Evidence shows that counting your blessings increases your sense of satisfaction, and this is one of the simplest ways to feel better.

Sure, you could wait to feel good until you solve your problems, or until you shed those extra eight pounds, or until you get promoted, or until you get a raise, or until you get married, or until any number of in-your-dreams things happen.

But I hope you don’t do that. I hope you just adopt a habit of taking a minute or two each day to be grateful for your many blessings.

Stop Being a Grouch

In “Positive Psychology: An Introduction”, Martin Seligman writes about the time he was weeding in the garden with his five-year-old daughter.

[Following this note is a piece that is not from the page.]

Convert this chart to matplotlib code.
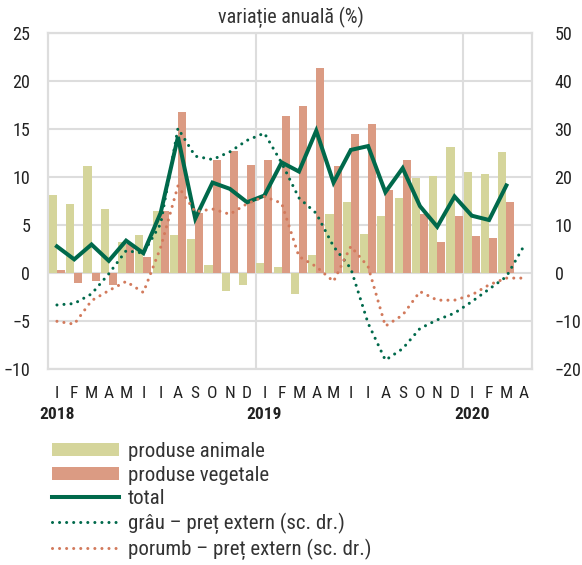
import numpy as np
import matplotlib
matplotlib.use('Agg')
import matplotlib.pyplot as plt
from matplotlib import font_manager

# fonte mais estreita, se existir
nomes_fontes = set(f.name for f in font_manager.fontManager.ttflist)
familia = [f for f in ['Liberation Sans Narrow', 'Roboto Condensed', 'Roboto'] if f in nomes_fontes]
familia += ['DejaVu Sans']
plt.rcParams['font.family'] = familia

# ============================================
# DADOS
# ============================================

luni = ['I', 'F', 'M', 'A', 'M', 'I', 'I', 'A', 'S', 'O', 'N', 'D',
        'I', 'F', 'M', 'A', 'M', 'I', 'I', 'A', 'S', 'O', 'N', 'D',
        'I', 'F', 'M', 'A']
ani = ['2018', '2019', '2020']

animale = [8.2, 7.2, 11.15, 6.7, 3.3, 4.0, 6.5, 4.0, 3.6, 0.9, -1.8, -1.2,
           1.1, 0.7, -2.2, 1.95, 6.15, 7.4, 4.1, 5.95, 7.8, 9.9, 10.1, 13.2,
           10.5, 10.3, 12.65]
vegetale = [0.3, -1.0, -0.85, -1.2, 3.0, 1.7, 6.5, 16.8, 6.3, 11.8, 12.75, 11.3,
            11.8, 16.4, 17.4, 21.4, 11.2, 14.5, 15.55, 8.7, 11.8, 6.15, 3.25, 5.95,
            3.9, 3.65, 7.4]
total = [2.8, 1.45, 3.0, 1.3, 3.4, 2.1, 6.3, 14.2, 5.7, 9.45, 8.8, 7.4,
         8.1, 11.55, 10.6, 14.85, 9.45, 12.85, 13.25, 8.45, 10.95, 7.0, 4.85, 8.0,
         6.0, 5.55, 9.15]
grau = [-6.6, -6.3, -4.3, -0.1, 4.7, 4.2, 10.3, 30.2, 24.4, 23.7, 25.3, 27.7,
        29.2, 23.0, 15.7, 12.5, 5.6, 1.0, -10.4, -18.1, -15.7, -11.5, -9.7, -8.3,
        -5.9, -3.3, -0.7, 5.6]
porumb = [-10.0, -10.6, -5.7, -3.6, -1.7, -4.0, 5.4, 18.2, 12.8, 13.4, 12.3, 14.5,
          16.0, 14.6, 3.5, 1.4, -1.7, 5.6, 1.4, -11.0, -8.7, -3.8, -5.6, -5.6,
          -4.5, -2.4, -1.0, -1.0]

# ============================================
# GRAFICO
# ============================================

cor_animale = '#D5D59B'
cor_vegetale = '#DB9B83'
cor_total = '#00694B'
cor_porumb = '#D27A5C'
cor_grade = '#DDDDDD'
cor_texto = '#222222'

fig = plt.figure(figsize=(5.82, 5.65), dpi=100)
ax = fig.add_axes([48.3 / 582, 1 - 369.3 / 565, (532.3 - 48.3) / 582, (369.3 - 33.3) / 565])
ax2 = ax.twinx()

x = np.arange(len(luni))
xb = np.arange(len(animale))
lb = 0.47

b1 = ax.bar(xb - lb / 2, animale, width=lb, color=cor_animale, zorder=2, label='produse animale')
b2 = ax.bar(xb + lb / 2, vegetale, width=lb, color=cor_vegetale, zorder=2, label='produse vegetale')
l0, = ax.plot(xb, total, color=cor_total, linewidth=2.9, zorder=4, label='total',
              solid_joinstyle='miter')

l1, = ax2.plot(x, grau, color=cor_total, linewidth=2.2, linestyle=(0, (0.01, 2.3)),
               dash_capstyle='round', label='grâu – preț extern (sc. dr.)')
l2, = ax2.plot(x, porumb, color=cor_porumb, linewidth=2.2, linestyle=(0, (0.01, 2.3)),
               dash_capstyle='round', label='porumb – preț extern (sc. dr.)')

ax.set_xlim(-0.5, len(luni) - 0.5)
ax.set_ylim(-10, 25)
ax2.set_ylim(-20, 50)
ax.set_yticks(range(-10, 30, 5))
ax2.set_yticks(range(-20, 60, 10))

ax.set_xticks(x)
ax.set_xticklabels(luni)
ax.tick_params(axis='x', length=0, pad=12, labelsize=12.5, colors=cor_texto)
ax.tick_params(axis='y', length=0, pad=13, labelsize=13, colors=cor_texto)
ax2.tick_params(axis='y', length=0, pad=16, labelsize=13, colors=cor_texto)

for g in range(-10, 30, 5):
    ax.axhline(g, color=cor_grade, linewidth=1.5, zorder=0)
for v in [11.5, 23.5]:
    ax.axvline(v, color=cor_grade, linewidth=1.5, zorder=0)

for a in [ax, ax2]:
    for s in a.spines.values():
        s.set_color(cor_grade)
        s.set_linewidth(1.5)

for i, ano in enumerate(ani):
    ax.text(i * 12, -0.135, ano, transform=ax.get_xaxis_transform(), ha='center', va='center',
            fontsize=12.5, fontweight='bold', color=cor_texto)

fig.text(0.5, 1 - 17 / 565, 'variație anuală (%)', ha='center', va='center',
         fontsize=14.5, color='#333333')

fig.legend([b1, b2, l0, l1, l2],
           [b1.get_label(), b2.get_label(), l0.get_label(), l1.get_label(), l2.get_label()],
           loc='upper left', bbox_to_anchor=(52 / 582, 1 - 442 / 565),
           frameon=False, fontsize=15, handlelength=3.2, handleheight=0.6,
           handletextpad=0.45, labelspacing=0.22, borderaxespad=0, borderpad=0,
           labelcolor='#333333')

plt.savefig('out.png', dpi=100)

He yelled at her because she was throwing weeds into the air and generally fooling around. She ran away and then came back. According to the article, here’s what happened next:

“Daddy, I want to talk to you.”

“Yes, Nikki?”

“Daddy, do you remember before my fifth birthday?

“From the time I was three to the time I was five, I was a whiner. I whined every day. When I turned five, I decided not to whine anymore. That was the hardest thing I’ve ever done. And if I can stop whining, you can stop being such a grouch.”

At that moment, Seligman resolved to change.

At this moment, you can do the same.

(In the spirit of full disclosure, I posted this today because I was feeling a little, well, grouchy.)

Multitasking Is Nearly Impossible

The late Stanford professor Cliff Nass studied multitasking, and in 2009 Nass described how he and his colleagues were looking for multitasking activities at which multitaskers excelled.

In an interview with the PBS program, Frontline, Nass said, “We all bet high multitaskers were going to be stars at something. We were absolutely shocked. We all lost our bets. It turns out multitaskers are terrible at every aspect of multitasking. They’re terrible at ignoring irrelevant information, they’re terrible at keeping information in their head nicely and neatly organized, and they’re terrible at switching from one task to another.”

Translation: if you think you can multitask, you are delusional.